Steven Kent - Goldman Sachs:
And just a quick follow-up, Sheldon you talked so much else about capital allocation and the opportunities, the one area you haven’t mentioned is selling assets and in the past you have talked about your thought process, in particular, on the malls. And I just wanted to know if you could give us an update on that? Obviously, they are doing very well, but the market is also doing well for selling assets. So I just wanted an update on how you are thinking about that?
Sheldon Adelson:
It’s the same as it’s always been. As long as we are growing in moderate double-digits, 20% some odd. We are not selling assets, because nobody is going to pay us what we think it’s really worth. When the growth curve ends up at give or take single digits up to 10%, then we would consider seriously selling, but it’s good news and bad news. The bad news is we can’t sell it right now. The good news is the reason is we are doing so well, oh, you don’t want to sell it, because we could sell it into a 4% or better cap rate environment with significantly improved results. And by the way, I’d like to say on our EBITDA number. The beginning of the year you don’t get our increase in rental revenue occurs because of this percentage of sales. That’s standard in the industry, but you don’t have that percentage of sales until the last half of the year because the first half of the year is your basic rent. So if we have taken a $50 million additional number that might come in the last half of last quarter into this quarter, we would be pushing somewhere between $950 million and $1 billion a quarter, now because the income coming from percentage of sales isn’t going to come until the second half of the year.

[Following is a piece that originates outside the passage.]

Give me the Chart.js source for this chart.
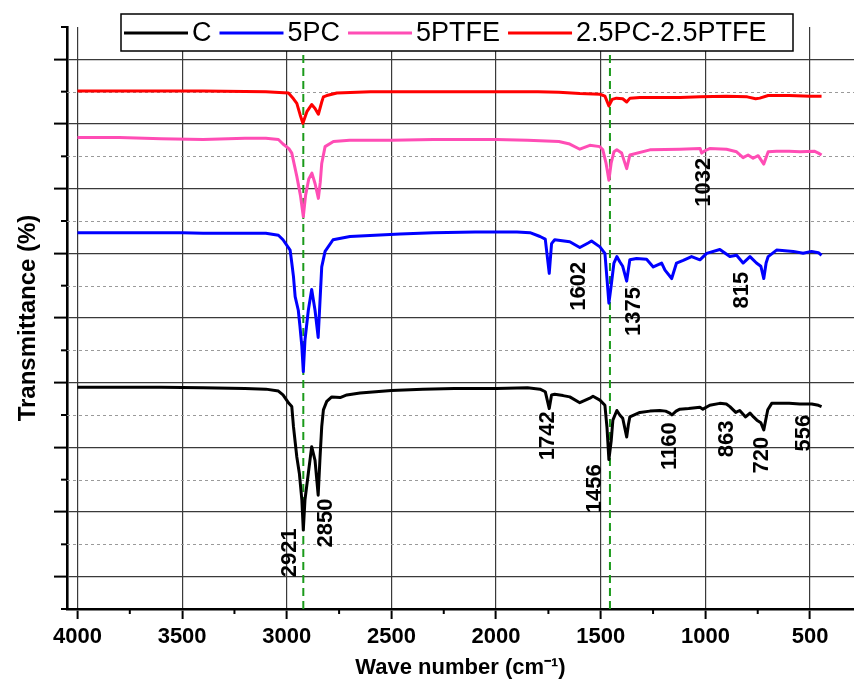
<!DOCTYPE html>
<html>
<head>
<meta charset="utf-8">
<script src="https://cdn.jsdelivr.net/npm/chart.js@4.4.1/dist/chart.umd.min.js"></script>
<style>
  html, body { margin: 0; padding: 0; background: #fff; overflow: hidden; }
  #wrap { width: 854px; height: 679px; position: relative; }
</style>
</head>
<body>
<div id="wrap"><canvas id="ftir"></canvas></div>
<script>
// series labels and colours
const seriesLabels = ["C", "5PC", "5PTFE", "2.5PC-2.5PTFE"];
const seriesColors = ["#000000", "#0000ff", "#ff4db5", "#ff0000"];

// C (black)
const wnC = [4000, 3800, 3600, 3400, 3200, 3100, 3040, 3018, 2990, 2976, 2968, 2952, 2940, 2928, 2921, 2913, 2897, 2881, 2865, 2850, 2841, 2833, 2825, 2809, 2785, 2745, 2713, 2650, 2500, 2350, 2200, 2000, 1850, 1790, 1765, 1746, 1735, 1720, 1680, 1648, 1600, 1552, 1537, 1504, 1480, 1470, 1461, 1450, 1442, 1423, 1409, 1395, 1376, 1368, 1361, 1313, 1265, 1218, 1190, 1170, 1160, 1140, 1122, 1080, 1026, 1012, 979, 931, 900, 883, 855, 836, 808, 787, 770, 754, 735, 721, 712, 702, 683, 645, 600, 549, 492, 460, 445];
const tC = [3.43, 3.43, 3.43, 3.42, 3.41, 3.40, 3.37, 3.31, 3.18, 3.13, 2.82, 2.35, 2.10, 1.69, 1.22, 1.69, 2.10, 2.51, 2.30, 1.76, 2.35, 2.82, 3.08, 3.21, 3.28, 3.27, 3.31, 3.34, 3.38, 3.40, 3.41, 3.41, 3.42, 3.40, 3.36, 3.10, 3.31, 3.32, 3.30, 3.28, 3.19, 3.26, 3.29, 3.23, 3.15, 2.80, 2.31, 2.60, 2.92, 3.07, 3.00, 2.95, 2.66, 2.85, 2.97, 3.04, 3.06, 3.07, 3.06, 3.03, 3.00, 3.06, 3.09, 3.10, 3.12, 3.09, 3.15, 3.18, 3.17, 3.13, 3.04, 3.07, 2.97, 3.03, 2.97, 2.92, 2.88, 2.77, 2.92, 3.08, 3.18, 3.18, 3.18, 3.17, 3.17, 3.15, 3.13];

// 5PC (blue)
const wn5PC = [4000, 3600, 3500, 3400, 3100, 3040, 3018, 2984, 2976, 2968, 2960, 2945, 2937, 2928, 2921, 2913, 2897, 2881, 2865, 2850, 2841, 2833, 2817, 2779, 2698, 2459, 2300, 2100, 1900, 1838, 1790, 1765, 1746, 1735, 1720, 1648, 1600, 1560, 1544, 1504, 1480, 1470, 1461, 1450, 1437, 1423, 1409, 1395, 1376, 1368, 1361, 1329, 1281, 1249, 1209, 1193, 1161, 1138, 1106, 1066, 1026, 994, 931, 883, 851, 820, 787, 756, 735, 721, 710, 700, 660, 580, 533, 493, 460, 445];
const t5PC = [5.82, 5.82, 5.82, 5.81, 5.81, 5.78, 5.71, 5.55, 5.35, 5.14, 4.83, 4.62, 4.37, 4.06, 3.67, 4.16, 4.62, 4.94, 4.62, 4.20, 4.78, 5.29, 5.53, 5.71, 5.76, 5.80, 5.82, 5.83, 5.83, 5.82, 5.76, 5.72, 5.19, 5.65, 5.71, 5.68, 5.59, 5.66, 5.69, 5.60, 5.50, 5.10, 4.73, 5.00, 5.35, 5.45, 5.37, 5.30, 5.07, 5.25, 5.40, 5.42, 5.41, 5.29, 5.35, 5.24, 5.11, 5.35, 5.39, 5.45, 5.40, 5.50, 5.56, 5.45, 5.47, 5.35, 5.45, 5.35, 5.30, 5.11, 5.35, 5.45, 5.55, 5.53, 5.50, 5.53, 5.51, 5.47];

// 5PTFE (pink)
const wn5PTFE = [4000, 3800, 3600, 3400, 3200, 3100, 3040, 3018, 2990, 2976, 2952, 2935, 2921, 2910, 2895, 2880, 2865, 2849, 2840, 2833, 2817, 2777, 2700, 2500, 2300, 2000, 1850, 1790, 1700, 1648, 1600, 1552, 1504, 1490, 1475, 1461, 1450, 1437, 1423, 1400, 1376, 1361, 1265, 1122, 1025, 1018, 1000, 980, 899, 851, 820, 796, 772, 748, 721, 700, 660, 600, 548, 480, 460, 445];
const t5PTFE = [7.29, 7.29, 7.27, 7.26, 7.28, 7.28, 7.26, 7.19, 7.12, 7.05, 6.69, 6.40, 6.07, 6.40, 6.65, 6.74, 6.58, 6.35, 6.60, 6.89, 7.15, 7.23, 7.25, 7.25, 7.26, 7.26, 7.25, 7.24, 7.23, 7.19, 7.11, 7.17, 7.15, 7.10, 6.90, 6.63, 6.90, 7.07, 7.10, 7.05, 6.81, 7.02, 7.10, 7.11, 7.12, 7.05, 7.09, 7.12, 7.11, 7.07, 6.98, 7.02, 6.97, 7.01, 6.88, 7.07, 7.08, 7.08, 7.07, 7.08, 7.05, 7.02];

// 2.5PC-2.5PTFE (red)
const wnMix = [4000, 3700, 3400, 3100, 2992, 2968, 2952, 2936, 2923, 2904, 2881, 2865, 2849, 2833, 2825, 2809, 2761, 2600, 2300, 2000, 1800, 1700, 1600, 1504, 1480, 1461, 1445, 1425, 1395, 1376, 1360, 1313, 1218, 1120, 1025, 900, 800, 760, 740, 700, 600, 500, 445];
const tMix = [8.01, 8.01, 8.01, 8.00, 7.98, 7.89, 7.82, 7.64, 7.51, 7.69, 7.80, 7.74, 7.65, 7.84, 7.92, 7.94, 7.98, 8.00, 8.00, 8.00, 8.00, 7.99, 7.97, 7.96, 7.93, 7.78, 7.88, 7.90, 7.89, 7.84, 7.90, 7.91, 7.91, 7.91, 7.92, 7.93, 7.92, 7.89, 7.90, 7.94, 7.94, 7.93, 7.93];

// axes
const xTicks = [500, 1000, 1500, 2000, 2500, 3000, 3500, 4000];
const xMinorTicks = [750, 1250, 1750, 2250, 2750, 3250, 3750];
const yMajorTicks = [0.5, 1.5, 2.5, 3.5, 4.5, 5.5, 6.5, 7.5, 8.5];
const yMinorTicks = [0, 1, 2, 3, 4, 5, 6, 7, 8, 9];

// peak labels
const peakLabels = ["2921", "2850", "1742", "1456", "1160", "863", "720", "556", "1602", "1375", "815", "1032"];
const peakLabelX = [2985, 2812, 1754, 1526, 1170, 899, 731, 529, 1604, 1341, 826, 1007];
const peakLabelY = [0.87, 1.33, 2.68, 1.86, 2.52, 2.63, 2.38, 2.72, 4.99, 4.60, 4.93, 6.60];

// green dashed marker lines
const markerLines = [2921, 1456];
const markerTop = 8.6;

const FONT = '"Liberation Sans", Arial, sans-serif';

function toPoints(xs, ys) {
  return xs.map((x, i) => ({ x: x, y: ys[i] }));
}

const spectra = [
  toPoints(wnC, tC),
  toPoints(wn5PC, t5PC),
  toPoints(wn5PTFE, t5PTFE),
  toPoints(wnMix, tMix),
];

const datasets = spectra.map((pts, i) => ({
  label: seriesLabels[i],
  data: pts,
  borderColor: seriesColors[i],
  backgroundColor: seriesColors[i],
  borderWidth: 3,
  borderJoinStyle: "round",
  pointRadius: 0,
  tension: 0,
}));

markerLines.forEach((wn) => {
  datasets.push({
    label: "",
    data: [{ x: wn, y: 0 }, { x: wn, y: markerTop }],
    borderColor: "#1b9a1b",
    borderWidth: 2,
    borderDash: [8, 5],
    pointRadius: 0,
  });
});

// dotted minor grid + short minor ticks
const minorGrid = {
  id: "minorGrid",
  beforeDatasetsDraw(chart) {
    const { ctx, chartArea, scales } = chart;
    ctx.save();
    ctx.strokeStyle = "#9a9a9a";
    ctx.lineWidth = 1;
    ctx.setLineDash([3, 3]);
    yMinorTicks.forEach((v) => {
      if (v <= 0 || v >= 9) return;
      const py = Math.round(scales.y.getPixelForValue(v)) + 0.5;
      ctx.beginPath();
      ctx.moveTo(chartArea.left, py);
      ctx.lineTo(chartArea.right, py);
      ctx.stroke();
    });
    ctx.setLineDash([]);
    ctx.strokeStyle = "#000";
    ctx.lineWidth = 2;
    yMinorTicks.forEach((v) => {
      const py = scales.y.getPixelForValue(v);
      ctx.beginPath();
      ctx.moveTo(chartArea.left - 6, py);
      ctx.lineTo(chartArea.left, py);
      ctx.stroke();
    });
    xMinorTicks.forEach((v) => {
      const px = scales.x.getPixelForValue(v);
      ctx.beginPath();
      ctx.moveTo(px, chartArea.bottom);
      ctx.lineTo(px, chartArea.bottom + 5);
      ctx.stroke();
    });
    ctx.restore();
  },
};

// rotated peak labels
const peakText = {
  id: "peakText",
  afterDatasetsDraw(chart) {
    const { ctx, scales } = chart;
    ctx.save();
    ctx.fillStyle = "#000";
    ctx.font = "bold 22px " + FONT;
    ctx.textAlign = "center";
    ctx.textBaseline = "middle";
    peakLabels.forEach((txt, i) => {
      ctx.save();
      ctx.translate(scales.x.getPixelForValue(peakLabelX[i]), scales.y.getPixelForValue(peakLabelY[i]));
      ctx.rotate(-Math.PI / 2);
      ctx.fillText(txt, 0, 0);
      ctx.restore();
    });
    ctx.restore();
  },
};

// boxed legend on top of the plot
const boxLegend = {
  id: "boxLegend",
  afterDraw(chart) {
    const ctx = chart.ctx;
    const boxX = 121, boxY = 14, boxW = 672, boxH = 37;
    ctx.save();
    ctx.fillStyle = "#fff";
    ctx.fillRect(boxX, boxY, boxW, boxH);
    ctx.strokeStyle = "#000";
    ctx.lineWidth = 1.5;
    ctx.strokeRect(boxX, boxY, boxW, boxH);
    ctx.font = "27px " + FONT;
    ctx.textBaseline = "middle";
    ctx.textAlign = "left";
    const midY = boxY + boxH / 2 + 0.5;
    let x = 124;
    for (let i = 0; i < seriesLabels.length; i++) {
      ctx.strokeStyle = seriesColors[i];
      ctx.lineWidth = 3;
      ctx.beginPath();
      ctx.moveTo(x, midY);
      ctx.lineTo(x + 64, midY);
      ctx.stroke();
      x += 68;
      ctx.fillStyle = "#000";
      ctx.fillText(seriesLabels[i], x, midY + 1);
      x += ctx.measureText(seriesLabels[i]).width + 8;
    }
    ctx.restore();
  },
};

new Chart(document.getElementById("ftir"), {
  type: "line",
  data: { datasets: datasets },
  plugins: [minorGrid, peakText, boxLegend],
  options: {
    responsive: true,
    maintainAspectRatio: false,
    animation: false,
    layout: { padding: { top: 27, left: 0, right: 0, bottom: 0 } },
    plugins: {
      legend: { display: false },
      tooltip: { enabled: false },
    },
    scales: {
      x: {
        type: "linear",
        reverse: true,
        min: 290,
        max: 4050,
        afterBuildTicks: (s) => { s.ticks = xTicks.map((v) => ({ value: v })); },
        afterFit: (s) => { s.height = 70; },
        grid: { color: "#3a3a3a", lineWidth: 1.2, tickLength: 10, tickColor: "#000", tickWidth: 2 },
        border: { color: "#000", width: 2.6 },
        ticks: {
          color: "#000",
          padding: 5,
          maxRotation: 0,
          font: { family: FONT, size: 22, weight: "bold" },
          callback: (v) => String(v),
        },
        title: {
          display: true,
          text: "Wave number (cm\u207B\u00B9)",
          color: "#000",
          font: { family: FONT, size: 22, weight: "bold", lineHeight: 1 },
          padding: { top: 0, bottom: 0 },
        },
      },
      y: {
        type: "linear",
        min: 0,
        max: 9,
        afterBuildTicks: (s) => { s.ticks = yMajorTicks.map((v) => ({ value: v })); },
        afterFit: (s) => { s.width = 67; },
        grid: { color: "#3a3a3a", lineWidth: 1.2, tickLength: 13, tickColor: "#000", tickWidth: 2 },
        border: { color: "#000", width: 2.6 },
        ticks: { display: false },
        title: {
          display: true,
          text: "Transmittance (%)",
          color: "#000",
          font: { family: FONT, size: 24, weight: "bold" },
          padding: { top: 14, bottom: 0 },
        },
      },
    },
  },
});
</script>
</body>
</html>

Steven Kent - Goldman Sachs:
Thanks Sheldon.
Michael Alan Leven:
We have that laid out on Page 32 in the appendix, though. So you can see we have $57.4 million of percentage rent revenue in the fourth quarter of ‘13 versus only two, so it’s another $55 million in revenue you need to sell.
Steven Kent - Goldman Sachs:
Okay, thank you.
Operator:
At this time, we have reached the allotted time for Q&A. Thank you for joining, ladies and gentlemen. This now concludes today’s conference call. You may disconnect.